His courses include seminars in medieval, Renaissance, Reformation, and Tudor-Stuart history, and an historical survey of western Europe from 800 C.E. to the present. More recently, he has developed an introductory course in the field of health humanities.
He is an historian of Renaissance humanism. His interests lie in understanding the relation between literary expression and philosophical inquiry, and especially in appreciating how certain humanists formulated this relation in response to dominant cultural voices of their times. As a central concern he studies the crossings of history, philosophy, and literature in ways that foreground the developments of the philosophical essay and the modern novel.

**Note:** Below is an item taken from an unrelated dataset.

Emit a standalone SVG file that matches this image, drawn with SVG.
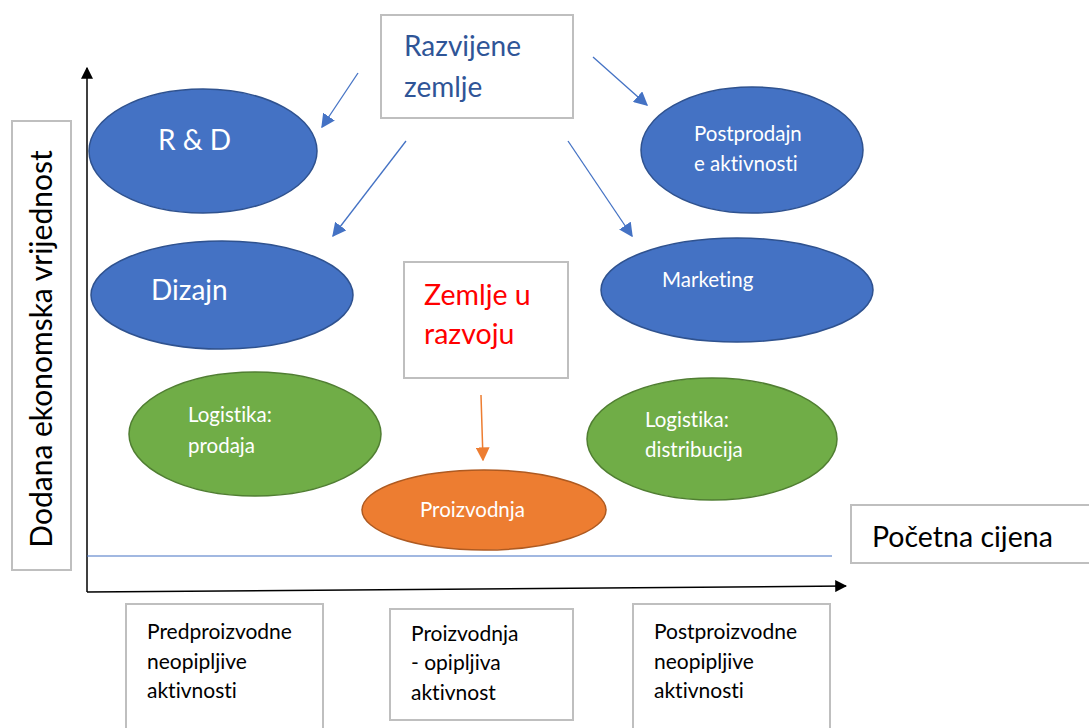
<svg xmlns="http://www.w3.org/2000/svg" width="1089" height="728" viewBox="0 0 1089 728">
<style>
.box{fill:#fff;stroke:#bfbfbf;stroke-width:2}
.blue{fill:#4472c4;stroke:#2f528f;stroke-width:1.5}
.green{fill:#70ad47;stroke:#507e32;stroke-width:1.5}
.orange{fill:#ed7d31;stroke:#ae5a21;stroke-width:1.5}
text{font-family:Lato,"Open Sans","Liberation Sans",sans-serif;font-variant-ligatures:none;font-feature-settings:"liga" 0}
.wl{fill:#fff;font-size:28px}
.ws{fill:#fff;font-size:20.5px}
.bk{fill:#000;font-size:21px}
.conn{stroke:#4472c4;stroke-width:1.3;fill:none}
</style>
<defs>
<marker id="ab2" viewBox="0 0 10 10" refX="9" refY="5" markerWidth="14" markerHeight="14" markerUnits="userSpaceOnUse" orient="auto">
<path d="M0,0 L10,5 L0,10 z" fill="#4472c4"/>
</marker>
<marker id="ao" viewBox="0 0 10 10" refX="9" refY="5" markerWidth="14" markerHeight="14" markerUnits="userSpaceOnUse" orient="auto">
<path d="M0,0 L10,5 L0,10 z" fill="#ed7d31"/>
</marker>
<marker id="ak" viewBox="0 0 10 10" refX="9" refY="5" markerWidth="12" markerHeight="12" markerUnits="userSpaceOnUse" orient="auto">
<path d="M0,0 L10,5 L0,10 z" fill="#000"/>
</marker>
</defs>
<rect width="1089" height="728" fill="#fff"/>

<g id="axes">
<line x1="87" y1="592" x2="87" y2="68" stroke="#000" stroke-width="1.5" marker-end="url(#ak)"/>
<line x1="87" y1="592" x2="846" y2="586" stroke="#000" stroke-width="1.5" marker-end="url(#ak)"/>
<line x1="87" y1="556" x2="832" y2="556" stroke="#4472c4" stroke-width="1.2"/>
</g>

<g id="connectors">
<line class="conn" x1="358" y1="73" x2="322" y2="127" marker-end="url(#ab2)"/>
<line class="conn" x1="593" y1="57" x2="647" y2="105" marker-end="url(#ab2)"/>
<line class="conn" x1="406" y1="141" x2="333" y2="236" marker-end="url(#ab2)"/>
<line class="conn" x1="568" y1="141" x2="632" y2="236" marker-end="url(#ab2)"/>
<line x1="481" y1="395" x2="483" y2="460" stroke="#ed7d31" stroke-width="1.5" marker-end="url(#ao)"/>
</g>

<g id="razvijene">
<rect class="box" x="381" y="15" width="192" height="103"/>
<text x="404" y="56" font-size="28" fill="#2f5597">Razvijene</text>
<text x="404" y="97" font-size="28" fill="#2f5597">zemlje</text>
</g>

<g id="rd">
<ellipse class="blue" cx="203" cy="151" rx="114" ry="62"/>
<text class="wl" x="158" y="150">R &amp; D</text>
</g>

<g id="postprodajne">
<ellipse class="blue" cx="752" cy="150" rx="111" ry="63"/>
<text class="ws" x="694" y="141">Postprodajn</text>
<text class="ws" x="694" y="171">e aktivnosti</text>
</g>

<g id="dizajn">
<ellipse class="blue" cx="222" cy="295" rx="131" ry="54"/>
<text class="wl" x="151" y="300">Dizajn</text>
</g>

<g id="marketing">
<ellipse class="blue" cx="737" cy="290" rx="136" ry="52"/>
<text class="ws" x="662" y="287" font-size="22">Marketing</text>
</g>

<g id="zemlje-u-razvoju">
<rect class="box" x="404" y="262" width="164" height="116"/>
<text x="424" y="305" font-size="28.5" fill="#ff0000">Zemlje u</text>
<text x="424" y="344" font-size="28.5" fill="#ff0000">razvoju</text>
</g>

<g id="logistika-prodaja">
<ellipse class="green" cx="255" cy="434" rx="126" ry="62"/>
<text class="ws" x="188" y="422">Logistika:</text>
<text class="ws" x="188" y="453">prodaja</text>
</g>

<g id="logistika-distribucija">
<ellipse class="green" cx="712" cy="439" rx="125" ry="61"/>
<text class="ws" x="645" y="427">Logistika:</text>
<text class="ws" x="645" y="457">distribucija</text>
</g>

<g id="proizvodnja">
<ellipse class="orange" cx="484" cy="510" rx="122" ry="40"/>
<text class="ws" x="420" y="517">Proizvodnja</text>
</g>

<g id="pocetna-cijena">
<rect class="box" x="851" y="505" width="245" height="58"/>
<text x="872" y="547" font-size="28.5" fill="#000">Početna cijena</text>
</g>

<g id="y-label">
<rect class="box" x="12" y="121" width="59" height="449"/>
<text x="0" y="0" font-size="30" fill="#000" text-anchor="middle" transform="translate(52,349) rotate(-90)">Dodana ekonomska vrijednost</text>
</g>

<g id="predproizvodne">
<rect class="box" x="126" y="604" width="197" height="130"/>
<text class="bk" x="147" y="639">Predproizvodne</text>
<text class="bk" x="147" y="669">neopipljive</text>
<text class="bk" x="147" y="698">aktivnosti</text>
</g>

<g id="proizvodnja-opipljiva">
<rect class="box" x="390" y="609" width="183" height="111"/>
<text class="bk" x="411" y="641">Proizvodnja</text>
<text class="bk" x="411" y="670">- opipljiva</text>
<text class="bk" x="411" y="700">aktivnost</text>
</g>

<g id="postproizvodne">
<rect class="box" x="633" y="604" width="197" height="130"/>
<text class="bk" x="654" y="639">Postproizvodne</text>
<text class="bk" x="654" y="669">neopipljive</text>
<text class="bk" x="654" y="698">aktivnosti</text>
</g>
</svg>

He has been invested in understanding the critical role of the humanities past, present, and future. In order to voice this understanding in broader institutional venues, he has been Chair of the Humanities Division at Guilford College, President of the American Boccaccio Association, and Member of the Board of Directors for the Renaissance Society of America for Associate Organizations and International Cooperation. Since 2015 he has edited a website that charts the place of the humanities in contemporary culture (humanitieswatch.org).
Education
Yale University, Ph.D., 1989
Yale University, A.B., 1982
Selected Scholarship
Tim has published three scholarly monographs, most recently "Before Enlightenment: Play and Illusion in Renaissance Humanism" (Leiden: Brill, 2021), two volumes of edited essays, and more than two dozen scholarly articles.
His current project involves analyzing humanist letter-writing as it conveys a twin sense of "humanitas": care and concern; and culture and learning. In this vein Tim has developed a course in health humanities and is working on a health humanities program at Guilford. I present the results of my studies to both academic and non-academic audiences.